Thanks for the comments -- these will all help in my planning. Hope to get some good snorkling while there also!

Bernie


----------



## E38 (Nov 30, 2006)

Bernie,

We chartered for 7 days out of St.Vincent in 2006. It is a great place to sail. Some big ocean swells in the short passages between some of the islands and there is often a good breeze on. I recommend staying flexible and not trying to get to too many places. Cam's proposed itinerary looks good to me. Here is what we did:

Day 0: Arrive St. Vincent and overnight on the boat.

Day 1: Check-out and provision and sail to Admiralty Bay, Bequia. We had arranged provisioning through the charter company and then canceled and provisioned through a grocery store in St. Vincent I had found on the web. There was a mis-communication on this and it ended up causing a big delay in our departure. Because of this, we opted for the short sail to Bequia instead of the planned sail to Mustique.

Day 2: Explored Bequia from Admiralty Bay.
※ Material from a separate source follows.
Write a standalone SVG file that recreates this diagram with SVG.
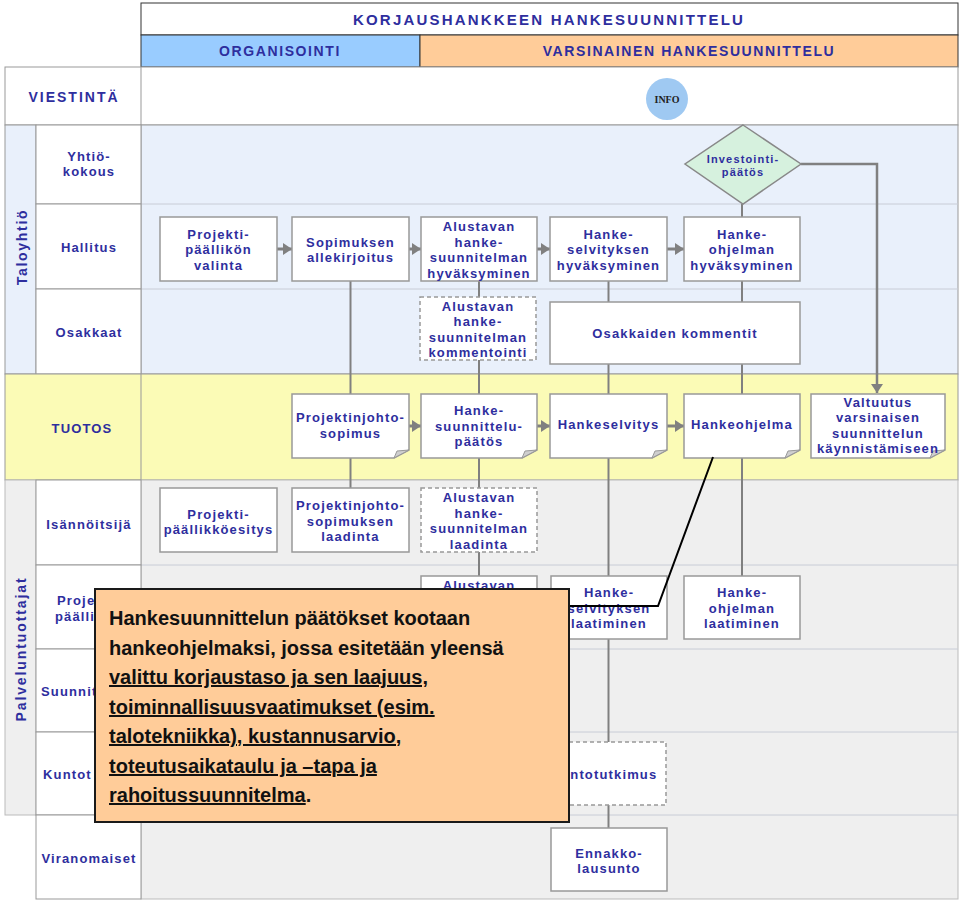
<svg xmlns="http://www.w3.org/2000/svg" width="960" height="901" viewBox="0 0 960 901">
<style>
.t{font-family:"Liberation Sans",Arial,sans-serif;font-weight:bold;font-size:13px;fill:#2E2E9E;letter-spacing:1.15px;text-anchor:middle}
.h{font-family:"Liberation Sans",Arial,sans-serif;font-weight:bold;font-size:14px;fill:#2E2E9E;letter-spacing:1.6px;text-anchor:middle}
.node{fill:#fff;stroke:#999;stroke-width:1.5}
.dash{fill:#fff;stroke:#999;stroke-width:1.5;stroke-dasharray:4 3}
.cell{fill:#fff;stroke:#999;stroke-width:1}
.lane{stroke:#C8CCD6;stroke-width:1}
.conn{stroke:#808080;stroke-width:2;fill:none}
.arr{stroke:#808080;stroke-width:3;fill:none;marker-end:url(#ah)}
.fold{fill:#CFCFCF;stroke:#999;stroke-width:1}
.c{font-family:"Liberation Sans",Arial,sans-serif;font-weight:bold;font-size:20px;fill:#111}
</style>
<defs>
<marker id="ah" markerUnits="userSpaceOnUse" markerWidth="10" markerHeight="12" refX="9" refY="6" orient="auto">
<path d="M0,0 L9,6 L0,12 Z" fill="#808080"/>
</marker>
</defs>
<rect width="960" height="901" fill="#fff"/>

<!-- header -->
<g id="header">
<rect x="141" y="3" width="817" height="32" fill="#fff" stroke="#333" stroke-width="1"/>
<text class="h" x="549" y="25" style="font-size:15px;letter-spacing:2.2px">KORJAUSHANKKEEN HANKESUUNNITTELU</text>
<rect x="141" y="35" width="279" height="32" fill="#99CCFF" stroke="#333" stroke-width="1"/>
<text class="h" x="280" y="56">ORGANISOINTI</text>
<rect x="420" y="35" width="538" height="32" fill="#FFCC99" stroke="#333" stroke-width="1"/>
<text class="h" x="689" y="56">VARSINAINEN HANKESUUNNITTELU</text>
<rect x="5" y="67" width="953" height="58" fill="#fff" stroke="#999" stroke-width="1"/>
<line x1="141" y1="67" x2="141" y2="125" stroke="#999"/>
<text class="h" x="74" y="102" style="letter-spacing:2px">VIESTINTÄ</text>
</g>
<g id="info">
<circle cx="667" cy="99" r="21" fill="#9FC9F2"/>
<text x="667" y="103" text-anchor="middle" font-family="Liberation Serif,serif" font-weight="bold" font-size="10" fill="#222">INFO</text>
</g>

<!-- Taloyhtiö section -->
<g id="taloyhtio">
<rect x="141" y="125" width="817" height="249" fill="#E9F0FB" stroke="#999" stroke-width="1"/>
<line class="lane" x1="141" y1="204" x2="958" y2="204"/>
<line class="lane" x1="141" y1="289" x2="958" y2="289"/>
<rect x="5" y="125" width="31" height="249" fill="#E9F0FB" stroke="#999" stroke-width="1"/>
<text class="t" transform="translate(27,247) rotate(-90)" style="font-size:14px;letter-spacing:1.7px">Taloyhtiö</text>
<rect class="cell" x="36" y="125" width="105" height="79"/>
<rect class="cell" x="36" y="204" width="105" height="85"/>
<rect class="cell" x="36" y="289" width="105" height="85"/>
<text class="t" x="89" y="161">Yhtiö-<tspan x="89" y="176">kokous</tspan></text>
<text class="t" x="89" y="252">Hallitus</text>
<text class="t" x="89" y="337">Osakkaat</text>
</g>

<!-- TUOTOS section -->
<g id="tuotos">
<rect x="5" y="374" width="953" height="106" fill="#FBFBB6" stroke="#999" stroke-width="1"/>
<line x1="141" y1="374" x2="141" y2="480" stroke="#999"/>
<text class="t" x="82" y="433">TUOTOS</text>
</g>

<!-- Palveluntuottajat section -->
<g id="palveluntuottajat">
<rect x="141" y="480" width="817" height="419" fill="#EFEFEF" stroke="#BBB" stroke-width="1"/>
<line class="lane" x1="141" y1="565" x2="958" y2="565" stroke="#D2D2D2"/>
<line class="lane" x1="141" y1="649" x2="958" y2="649" stroke="#D2D2D2"/>
<line class="lane" x1="141" y1="732" x2="958" y2="732" stroke="#D2D2D2"/>
<line class="lane" x1="141" y1="815" x2="958" y2="815" stroke="#D2D2D2"/>
<rect x="5" y="480" width="31" height="335" fill="#EFEFEF" stroke="#BBB" stroke-width="1"/>
<text class="t" transform="translate(26,649) rotate(-90)" style="font-size:14px;letter-spacing:1.9px">Palveluntuottajat</text>
<rect class="cell" x="36" y="480" width="105" height="85"/>
<rect class="cell" x="36" y="565" width="105" height="84"/>
<rect class="cell" x="36" y="649" width="105" height="83"/>
<rect class="cell" x="36" y="732" width="105" height="83"/>
<rect class="cell" x="36" y="815" width="105" height="84"/>
<text class="t" x="89" y="529">Isännöitsijä</text>
<text class="t" x="57" y="605" style="text-anchor:start">Proje<tspan x="55" y="621">päälli</tspan></text>
<text class="t" x="41" y="696" style="text-anchor:start">Suunnit</text>
<text class="t" x="43" y="779" style="text-anchor:start">Kuntot</text>
<text class="t" x="89" y="863">Viranomaiset</text>
</g>

<!-- connectors -->
<g id="connectors">
<line class="conn" x1="350.5" y1="281" x2="350.5" y2="394"/>
<line class="conn" x1="350.5" y1="458" x2="350.5" y2="488"/>
<line class="conn" x1="479" y1="281" x2="479" y2="297"/>
<line class="conn" x1="479" y1="360" x2="479" y2="394"/>
<line class="conn" x1="479" y1="458" x2="479" y2="488"/>
<line class="conn" x1="479" y1="552" x2="479" y2="576"/>
<line class="conn" x1="608.5" y1="281" x2="608.5" y2="302"/>
<line class="conn" x1="608.5" y1="364" x2="608.5" y2="394"/>
<line class="conn" x1="608.5" y1="458" x2="608.5" y2="576"/>
<line class="conn" x1="608.5" y1="639" x2="608.5" y2="742"/>
<line class="conn" x1="608.5" y1="805" x2="608.5" y2="828"/>
<line class="conn" x1="742" y1="204" x2="742" y2="217"/>
<line class="conn" x1="742" y1="281" x2="742" y2="302"/>
<line class="conn" x1="742" y1="364" x2="742" y2="394"/>
<line class="conn" x1="742" y1="458" x2="742" y2="576"/>
<polyline class="conn" points="801,164 877,164 877,393" style="stroke-width:2.5;marker-end:url(#ah)"/>
<line class="arr" x1="277" y1="249" x2="292" y2="249"/>
<line class="arr" x1="409" y1="249" x2="421" y2="249"/>
<line class="arr" x1="537" y1="249" x2="550" y2="249"/>
<line class="arr" x1="667" y1="249" x2="684" y2="249"/>
<line class="arr" x1="409" y1="426" x2="421" y2="426"/>
<line class="arr" x1="537" y1="426" x2="550" y2="426"/>
<line class="arr" x1="667" y1="426" x2="684" y2="426"/>
</g>

<!-- Hallitus nodes -->
<g id="n-ppvalinta"><rect class="node" x="160" y="217" width="117" height="64"/>
<text class="t" x="218.5" y="238.5">Projekti-<tspan x="218.5" y="254">päällikön</tspan><tspan x="218.5" y="269.5">valinta</tspan></text></g>
<g id="n-sopimus"><rect class="node" x="292" y="217" width="117" height="64"/>
<text class="t" x="350.5" y="247">Sopimuksen<tspan x="350.5" y="262">allekirjoitus</tspan></text></g>
<g id="n-ahs-hyv"><rect class="node" x="421" y="217" width="116" height="64"/>
<text class="t" x="479" y="231">Alustavan<tspan x="479" y="246.5">hanke-</tspan><tspan x="479" y="262">suunnitelman</tspan><tspan x="479" y="277.5">hyväksyminen</tspan></text></g>
<g id="n-hs-hyv"><rect class="node" x="550" y="217" width="117" height="64"/>
<text class="t" x="608.5" y="238.5">Hanke-<tspan x="608.5" y="254">selvityksen</tspan><tspan x="608.5" y="269.5">hyväksyminen</tspan></text></g>
<g id="n-ho-hyv"><rect class="node" x="684" y="217" width="116" height="64"/>
<text class="t" x="742" y="238.5">Hanke-<tspan x="742" y="254">ohjelman</tspan><tspan x="742" y="269.5">hyväksyminen</tspan></text></g>

<!-- Yhtiökokous -->
<g id="n-investointi"><polygon points="743,125 801,164 743,204 685,164" fill="#D6F1DE" stroke="#888" stroke-width="1.5"/>
<text class="t" x="743" y="163" style="font-size:11px">Investointi-<tspan x="743" y="176">päätös</tspan></text></g>

<!-- Osakkaat -->
<g id="n-ahs-komm"><rect class="dash" x="420" y="297" width="116" height="63"/>
<text class="t" x="478" y="310.5">Alustavan<tspan x="478" y="326">hanke-</tspan><tspan x="478" y="341.5">suunnitelman</tspan><tspan x="478" y="357">kommentointi</tspan></text></g>
<g id="n-osakk-komm"><rect class="node" x="550" y="302" width="250" height="62"/>
<text class="t" x="675" y="338">Osakkaiden kommentit</text></g>

<!-- TUOTOS documents -->
<g id="d-pjs"><path class="node" d="M292,394 H409 V450 L394,458 H292 Z"/><path class="fold" d="M394,458 L409,450 L397,451 Z"/>
<text class="t" x="350.5" y="422">Projektinjohto-<tspan x="350.5" y="437.5">sopimus</tspan></text></g>
<g id="d-hsp"><path class="node" d="M421,394 H537 V450 L522,458 H421 Z"/><path class="fold" d="M522,458 L537,450 L525,451 Z"/>
<text class="t" x="479" y="415">Hanke-<tspan x="479" y="430.5">suunnittelu-</tspan><tspan x="479" y="446">päätös</tspan></text></g>
<g id="d-hs"><path class="node" d="M550,394 H667 V450 L652,458 H550 Z"/><path class="fold" d="M652,458 L667,450 L655,451 Z"/>
<text class="t" x="608.5" y="429">Hankeselvitys</text></g>
<g id="d-ho"><path class="node" d="M684,394 H800 V450 L785,458 H684 Z"/><path class="fold" d="M785,458 L800,450 L788,451 Z"/>
<text class="t" x="742" y="429">Hankeohjelma</text></g>
<g id="d-valtuutus"><path class="node" d="M811,394 H945 V450 L930,458 H811 Z"/><path class="fold" d="M930,458 L945,450 L933,451 Z"/>
<text class="t" x="878" y="407">Valtuutus<tspan x="878" y="422">varsinaisen</tspan><tspan x="878" y="437.5">suunnittelun</tspan><tspan x="878" y="453">käynnistämiseen</tspan></text></g>

<!-- Isännöitsijä -->
<g id="n-ppesitys"><rect class="node" x="160" y="488" width="117" height="64"/>
<text class="t" x="218.5" y="519">Projekti-<tspan x="218.5" y="534">päällikköesitys</tspan></text></g>
<g id="n-pjs-laadinta"><rect class="node" x="292" y="488" width="117" height="64"/>
<text class="t" x="350.5" y="510">Projektinjohto-<tspan x="350.5" y="526">sopimuksen</tspan><tspan x="350.5" y="541">laadinta</tspan></text></g>
<g id="n-ahs-laadinta"><rect class="dash" x="421" y="488" width="116" height="64"/>
<text class="t" x="479" y="502">Alustavan<tspan x="479" y="518">hanke-</tspan><tspan x="479" y="533">suunnitelman</tspan><tspan x="479" y="549">laadinta</tspan></text></g>

<!-- Projektipäällikkö -->
<g id="n-ahs-laat"><rect class="node" x="421" y="576" width="116" height="63"/>
<text class="t" x="479" y="589.5">Alustavan</text></g>
<g id="n-hs-laat"><rect class="node" x="551" y="576" width="116" height="63"/>
<text class="t" x="609" y="597">Hanke-<tspan x="609" y="613">selvityksen</tspan><tspan x="609" y="628">laatiminen</tspan></text></g>
<g id="n-ho-laat"><rect class="node" x="684" y="576" width="116" height="63"/>
<text class="t" x="742" y="597">Hanke-<tspan x="742" y="613">ohjelman</tspan><tspan x="742" y="628">laatiminen</tspan></text></g>

<!-- Kuntotutkija -->
<g id="n-kuntotutkimus"><rect class="dash" x="548" y="742" width="118" height="63"/>
<text class="t" x="604" y="779">Kuntotutkimus</text></g>

<!-- Viranomaiset -->
<g id="n-ennakko"><rect class="node" x="551" y="828" width="116" height="63"/>
<text class="t" x="609" y="858">Ennakko-<tspan x="609" y="873">lausunto</tspan></text></g>

<!-- callout -->
<g id="callout">
<polyline points="713,457 658,606 569,606" fill="none" stroke="#000" stroke-width="2"/>
<rect x="95" y="589" width="474" height="233" fill="#FFCC99" stroke="#1A1A1A" stroke-width="2"/>
<text class="c" x="109" y="625">Hankesuunnittelun päätökset kootaan</text>
<text class="c" x="109" y="654.5">hankeohjelmaksi, jossa esitetään yleensä</text>
<text class="c" x="109" y="684" text-decoration="underline">valittu korjaustaso ja sen laajuus,</text>
<text class="c" x="109" y="714" text-decoration="underline">toiminnallisuusvaatimukset (esim.</text>
<text class="c" x="109" y="743" text-decoration="underline">talotekniikka), kustannusarvio,</text>
<text class="c" x="109" y="773" text-decoration="underline">toteutusaikataulu ja –tapa ja</text>
<text class="c" x="109" y="802"><tspan text-decoration="underline">rahoitussuunnitelma</tspan>.</text>
</g>
</svg>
There are beautiful secluded beaches on the other side of the island.

Day 3: Tobago Cays (get an early enough start so that you are not arriving too late in the day at Tobago Cays). You'll have some time in the afternoon to enjoy the Cays.

Day 4: Enjoy the morning in Tobago Cays and then short sail to Saltwhistle Bay, Mayreau

Day 5: Canouan

Day 6: Admiralty Bay, Bequia (you want to be close to St. Vincent for the return sail on the following day).

Day 7: Return to St. Vincent

One of the members of our party was particularly disappointed at not getting to Mustique. However, I'm glad we didn't try to fit it in. From what I could tell, it's not necessarily a short easy sail from Admiralty Bay to Mustique (usually most of it upwind and up current so your estimate is probably off unless you get lucky with the weather). Next time we go the Grenadines, we'll try to charter out of Canouan (Moorings has a base there) so that we don't have to cross the Bequia channel twice.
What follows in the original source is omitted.